Basın da kendini düzene sokmak için bu fırsatı değerlendirebilir.
* * *
Mersin’de Gazeteciliğin Yakın Dönem K-ayıp Tarihi… ne bakıyorum ve şu başlıkları düşünüyorum.
*Bir Bilgi Gazetesi niçin yaratılamadı?
*Habercilikten Şantajcılığa nasıl sapıldı?
*Reklam haberler için bahşiş usulü ve ötesi…
*Belediye kapılarında maaşlı gazetecilik!
*Bayram gazeteciliği !
*Belediye haberleri karşılığında teşekkür parası!
*Mersin’den ulusal basına yükselen gazeteci niçin çıkmaz?
*Reklamdan komisyon karşılığı gazetecilik!,
*Fotoğraf çekip sosyal medyaya koyma gazeteciliği…
*Bir sahife yazıyı hatasız bir Türkçeyle yazamayan bölge gazetecileri!
* 2 Milyonluk Mersin’de hâlâ 30 bin nüfuslu Mersin gazeteciliği…
*Okumayan, yabancı dil bilmeyen, donanımsız muhterisler…
*Dedikodu haberciliğini gazetecilik sananlar…
Bildiğiniz üzere, ulusal gazetelerin bölge ekleri Anadolu’da yerel gazetelerin bir kısım gelirlerinin azalmasına sebep olmuş, aslî görevleri olan habercilik ve kamuoyu oluşturma konusunda işlevsiz kalmış, reklâm ve ilân alma imkânlarını büyük ölçüde yitirmiştir.
Bu olumsuz süreç, kimi yerel gazeteleri tehdit ve şantaj içeren kirli bir yola sürüklemiş ve bu üslupla bazı çevrelerden ekonomik fayda bekler hale düşürmüştür.
Yasanın kıyılarında gezinerek, bazen de bilinçsizce yasalar çiğnenerek, kişiler hakkında asılsız haberler, yorumlar yapılmakta, algı operasyonlarıyla ve saygınlığı zedeleyici sıfatlarla kişilik haklarına tecavüz edilmektedir.
Uzun zaman Mersin’in konuları ile derinden ilgilenince sonunda, her türlü zenginliğe sahip bu kentin neden gelişmediğinin temel sebeplerini buluyorsunuz.
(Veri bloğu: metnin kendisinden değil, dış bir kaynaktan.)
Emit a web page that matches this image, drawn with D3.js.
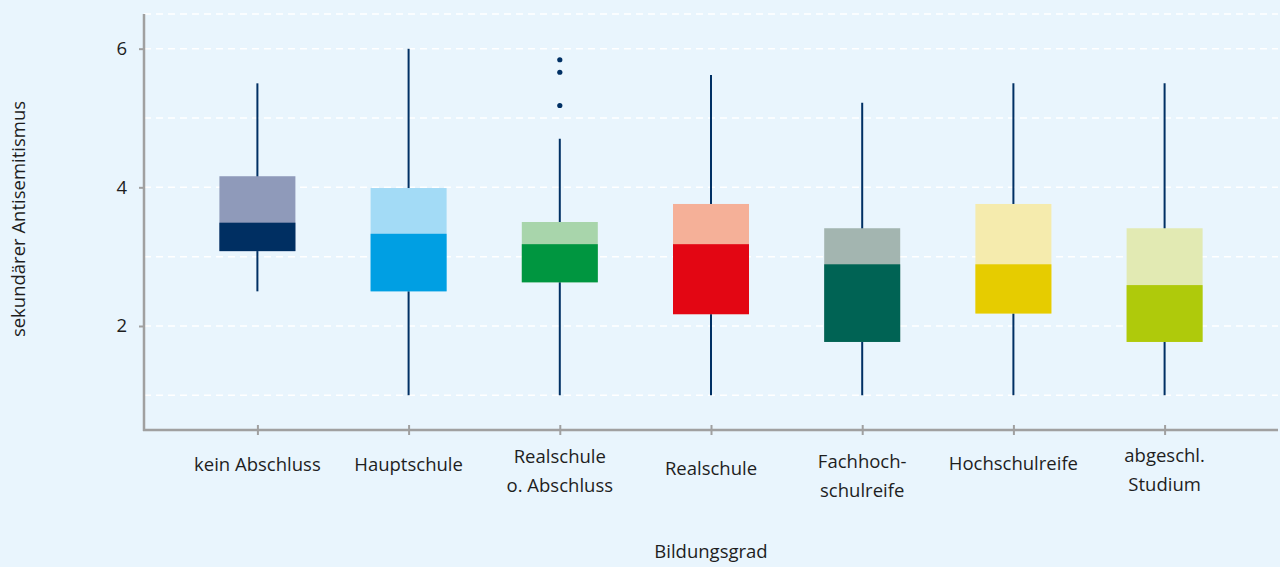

Kentin köşe noktalarına oturmuş, koltuklarına yapışmış, yalnızca bu kentin rantından yararlanmak isteyen kent dinamikleri, küçük bir grup olmalarına rağmen tüm kentin yönetimini ellerinde bulunduruyorlar. Kentin gelişimini ve özellikle değişimini engelleyip aynı düzenin sürmesini sağlıyorlar.
Bu kişiler bir takım yerel basınla da işbirliği içerisine girmişler, ortak çıkarları oluşmuş. Onlar da bu kişilerin savunuculuğunu yapıyorlar.